The tensions that sometimes boil over in Milford are simmering in other towns across the state, turning immigration into a key issue in state political races this year.

The Legislature passed a budget with language specifying restrictions on public benefits available to the estimated 150,000 to 250,000 undocumented immigrants in Massachusetts. It was a watered-down version of a tougher amendment passed in the Senate, stirring passionate debate about illegal immigration in an atmosphere made more combustible by a combination of high unemployment, strained-to-the-limit state and local budgets, and election-year politics.

{snip}

For all the complaints today about illegal immigrants in town, Milford, which is located about 16 miles southeast of Worcester, celebrates its rich history as an immigrant gateway.

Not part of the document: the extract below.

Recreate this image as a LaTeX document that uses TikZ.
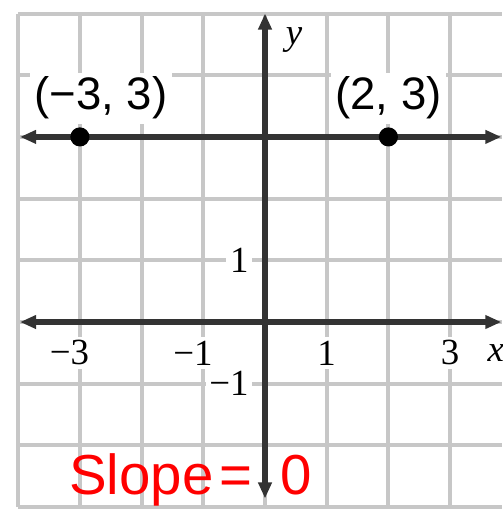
\documentclass[tikz,border=0pt]{standalone}
\usepackage{fontspec}
\setmainfont{Liberation Serif}
\newfontfamily\labelsans{Liberation Sans}
\usetikzlibrary{arrows.meta}
\tikzset{
  gridline/.style={draw=black!22, line width=0.065cm},
  axisline/.style={draw=black!80, line width=0.085cm,
    {Triangle[length=0.26cm,width=0.21cm]}-{Triangle[length=0.26cm,width=0.21cm]}},
  ticklbl/.style={fill=white, inner sep=0.06cm, font=\fontsize{17}{17}\selectfont},
  ptlbl/.style={fill=white, inner sep=0.07cm, font=\labelsans\fontsize{21}{21}\selectfont},
  ptdot/.style={circle, fill=black, inner sep=0pt, minimum size=0.31cm},
  hand/.style={text=red, inner sep=0pt, font=\labelsans\fontsize{26}{26}\selectfont},
}
\begin{document}
\begin{tikzpicture}
\useasboundingbox (-4.295,-3.241) rectangle (3.841,5.219);
% grid
\foreach \x in {-4,...,3} \draw[gridline] (\x,-3) -- (\x,5);
\foreach \y in {-3,...,5} \draw[gridline] (-4,\y) -- (3.841,\y);
% tick labels
\node[ticklbl] (xm3) at (-3,-0.5) {\llap{−}3};
\node[ticklbl] (xm1) at (-1,-0.5) {\llap{−}1};
\node[ticklbl] (xp1) at (1,-0.5) {1};
\node[ticklbl] (xp3) at (3,-0.5) {3};
\node[ticklbl, inner sep=0pt] (xl) at (3.74,-0.5) {\itshape x};
\node[ticklbl, anchor=east] (yp1) at (-0.2,1) {1};
\node[ticklbl, anchor=east] (ym1) at (-0.2,-1) {−1};
\node[ticklbl, fill=none, inner sep=0pt] (yl) at (0.47,4.57) {\itshape y};
% point labels
\node[ptlbl] (la) at (-2.66,3.63) {(−3, 3)};
\node[ptlbl] (lb) at (2.0,3.63) {(2, 3)};
% axes
\coordinate (xa) at (-3.97,0);
\coordinate (xb) at (3.83,0);
\coordinate (ya) at (0,-2.86);
\coordinate (yb) at (0,5.0);
\draw[axisline] (xa) -- (xb);
\draw[axisline] (ya) -- (yb);
% horizontal line y=3
\coordinate (ha) at (-3.97,3);
\coordinate (hb) at (3.83,3);
\draw[axisline] (ha) -- (hb);
\node[ptdot] (pa) at (-3,3) {};
\node[ptdot] (pb) at (2,3) {};
% slope note
\node[hand, anchor=base west] (slope) at (-3.18,-2.80) {Slope\hspace{0.1cm}=\hspace{0.45cm}0};
\end{tikzpicture}
\end{document}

There are monuments paying tribute to the Irish, Italian, and Portuguese immigrants who began arriving here a century or more ago.

In the melting-pot enclave of Prospect Heights, a World War II memorial honors “those who came to America to find freedom and a better life.” The monument is adorned with ceramic flags of the nations they came from: Portugal, Italy, Ireland, Armenia, Poland, and Greece.

{snip} “People are resentful at the number of public programs that are used by this population,” she [Marie Parente, a former Democratic state representative] said. “We’re allowing lawbreakers to access our programs.”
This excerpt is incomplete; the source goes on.